The Bombay High Court on Tuesday questioned Shiv Sena chief spokesperson Sanjay Raut for using abusive language against actor Kangana Ranaut, NDTV reported.
Ranaut had sparked a row after she claimed that Mumbai felt like Pakistan-occupied Kashmir and that she feared living in the city. She had also criticised the Mumbai Police for its handling of actor Sushant Singh Rajput’s death case. Shiv Sena leader Raut had hit back at Ranaut and asked her not to return to Mumbai after her comments on security in the state.
On Tuesday, the division bench said that it does not also agree with Ranaut’s Pakistan-occupied Kashmir comments but asked if the use of foul language was a way to address the matter. “We are proud of being Maharashtrians... but is this the way to react?” the bench asked. “You have to show grace. You cannot use such language.”
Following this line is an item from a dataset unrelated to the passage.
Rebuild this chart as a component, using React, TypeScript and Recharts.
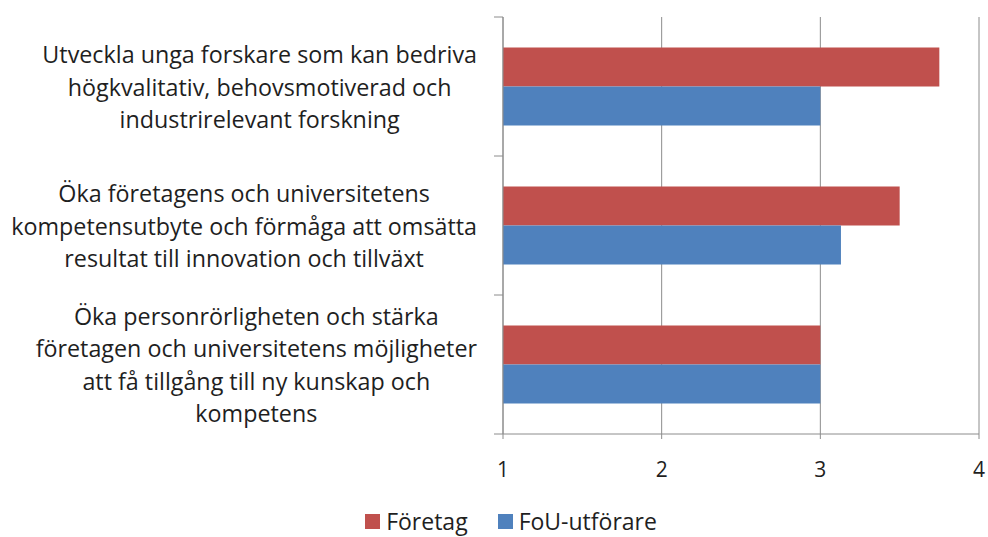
import React from "react";
import { BarChart, Bar, XAxis, YAxis, CartesianGrid, Legend } from "recharts";

const categories = [
  "Utveckla unga forskare som kan bedriva\nhögkvalitativ, behovsmotiverad och\nindustrirelevant forskning",
  "Öka företagens och universitetens\nkompetensutbyte och förmåga att omsätta\nresultat till innovation och tillväxt",
  "Öka personrörligheten och stärka\nföretagen och universitetens möjligheter\natt få tillgång till ny kunskap och\nkompetens",
];
const foretag = [3.75, 3.5, 3.0];
const fou = [3.0, 3.13, 3.0];
const xTicks = [1, 2, 3, 4];
const seriesNames = ["Företag", "FoU-utförare"];

const data = categories.map((name, i) => ({ name, foretag: foretag[i], fou: fou[i] }));

const RED = "#C0504D";
const BLUE = "#4F81BD";
const GRID = "#8C8C8C";
const TEXT = "#1F1F1F";
const FONT = '"Open Sans", sans-serif';
const LABEL_SIZE = 23.3;
const LINE_H = 32.6;
const LABEL_RIGHT = 477;
const BAND_FALLBACK = 139;

let ctx: CanvasRenderingContext2D | null = null;
function measure(s: string): number {
  if (!ctx) {
    const c = document.createElement("canvas");
    ctx = c.getContext("2d");
  }
  if (!ctx) return s.length * LABEL_SIZE * 0.5;
  ctx.font = `${LABEL_SIZE}px ${FONT}`;
  return ctx.measureText(s).width;
}

const CategoryTick = (props: any) => {
  const { y, payload, index } = props;
  const lines: string[] = String(payload.value).split("\n");
  const maxW = Math.max(...lines.map(measure));
  const cx = LABEL_RIGHT - maxW / 2;
  const half = payload && payload.offset ? payload.offset : BAND_FALLBACK / 2;
  const n = lines.length;
  const axisX = 503;
  return (
    <g>
      <line x1={axisX - 9} x2={axisX} y1={y - half} y2={y - half} stroke={GRID} strokeWidth={1} />
      {index === categories.length - 1 ? (
        <line x1={axisX - 9} x2={axisX} y1={y + half} y2={y + half} stroke={GRID} strokeWidth={1} />
      ) : null}
      {lines.map((ln, i) => (
        <text
          key={i}
          x={cx}
          y={y + (i - (n - 1) / 2) * LINE_H + 9}
          textAnchor="middle"
          fill={TEXT}
          fontFamily={FONT}
          fontSize={LABEL_SIZE}
        >
          {ln}
        </text>
      ))}
    </g>
  );
};

const renderLegend = () => {
  const colors = [RED, BLUE];
  return (
    <div
      style={{
        display: "flex",
        justifyContent: "center",
        alignItems: "center",
        paddingLeft: 34,
        fontFamily: FONT,
        fontSize: 23,
        lineHeight: "26px",
        color: TEXT,
      }}
    >
      {seriesNames.map((nm, i) => (
        <div key={nm} style={{ display: "flex", alignItems: "center", marginRight: i === 0 ? 30 : 0 }}>
          <span style={{ display: "inline-block", width: 15, height: 15, background: colors[i], marginRight: 6 }} />
          <span>{nm}</span>
        </div>
      ))}
    </div>
  );
};

export default function App() {
  return (
    <div style={{ position: "absolute", left: 0, top: 0, width: 988, height: 537, background: "#fff" }}>
      <BarChart
        width={988}
        height={537}
        data={data}
        layout="vertical"
        margin={{ top: 17, right: 9, bottom: 43, left: 0 }}
        barCategoryGap="22%"
        barGap={0}
      >
        <CartesianGrid horizontal={false} vertical={true} stroke={GRID} strokeWidth={1} />
        <XAxis
          type="number"
          domain={[1, 4]}
          ticks={xTicks}
          allowDataOverflow
          height={60}
          tickSize={5}
          tickMargin={23}
          axisLine={{ stroke: GRID }}
          tickLine={{ stroke: GRID }}
          tick={{ fill: TEXT, fontFamily: FONT, fontSize: 21 }}
        />
        <YAxis
          type="category"
          dataKey="name"
          width={503}
          axisLine={{ stroke: GRID }}
          tickLine={false}
          interval={0}
          tick={<CategoryTick />}
        />
        <Legend
          verticalAlign="middle"
          align="center"
          layout="horizontal"
          wrapperStyle={{ top: 508, left: 0, width: 988 }}
          content={renderLegend}
        />
        <Bar dataKey="foretag" name={seriesNames[0]} fill={RED} isAnimationActive={false} />
        <Bar dataKey="fou" name={seriesNames[1]} fill={BLUE} isAnimationActive={false} />
      </BarChart>
    </div>
  );
}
Raut’s lawyer replied that the comment could have been avoided. The lawyer also submitted an affidavit claiming that Raut did not threaten the actor the way the petition had described the matter. The court noted that Raut was now accepting he spoke about Ranaut. The Shiv Sena leader’s lawyer had in an earlier hearing contended that Raut did not speak about Ranaut at all.
Yesterday an audio recording of Raut’s comment was played in the court.
The High Court was hearing a writ petition filed by Ranaut over the demolition of her property in Bandra by the Brihanmumbai Municipal Corporation, the civic body of Great Mumbai.
Meanwhile, senior advocate Anil Sakhare, representing BMC’s H Ward officer Bhagyawant Late, also a party in the case, addressed allegations against the civic body that the BMC had visited Ranaut’s bungalow after her “Pakistan-occupied” tweet, Live Law reported.
“The petitioner has lied,” Sakhare said. “Her first tweet on September 5 as of 5.12 pm. However, my officer has visited the site at 1 pm, four hours prior to the tweet.”
He said that malafide allegations were easy to make but difficult to prove, adding that Ranaut has failed to prove her allegations.
The petitioner has miserably failed in proving either. The forum for arguing malice in fact is different. Party alleging malice, in fact, has to set up evidence, enter a witness box, the party should have the opportunity to cross-examine, lead oral evidence, then a civil court can adjudicate whether there is malice in fact or not. The remedy of a civil suit is appropriate where allegations of malice in fact are argued. Article 226 petition need not be entertained.— Anil Sakhare
Sakhare contended the actor was making serious allegations against the ruling government and the civic body without any fact or proof and expecting the court to believe to rely on her tweets. “This is so unreasonable,” he added.
The court asked Sakhare what was he doing before September 5 and asked him if Late did not see the work going on at Ranaut’s property before that. The lawyer replied that Late’s office noticed the work on September 5.
“We have to be very gullible to accept all this”, the court said.
The matter was adjourned for hearing to October 5. All parties have been asked to place their written submissions on record.
On Monday, the BMC told the High Court that Ranaut had made illegal changes to her Bandra bungalow, which was partly demolished on September 9, and was claiming that it was done because of her statements against the Maharashtra government
The Bombay High Court had on Friday asked how the ground floor of the structure was demolished, even though there were no alterations made to it as per the inspection report of the BMC. It also asked the BMC why it did not proceed against Ranaut under provisions of the law that would have required it to provide the actor sufficient time to respond to the charges against her.
On Thursday, the court asked Raut to respond to Ranaut’s plea against the demolition. The bench also directed the Late to file his reply to the petition.
Late had signed the demolition notice served to Ranaut on September 7. On the other hand, on September 22, Ranaut’s lawyer Birendra Saraf submitted in court a DVD containing a speech in which Raut allegedly threatened Ranaut. The bench comprising Justices SJ Kathawalla and RI Chagla then allowed Ranaut to make both Late and Raut parties to the case.
On September 18, the BMC asked the Bombay High Court to dismiss Ranaut’s plea seeking damages. The municipal body called Ranaut’s plea an “abuse of the process of law”. The court had already stayed the demolition.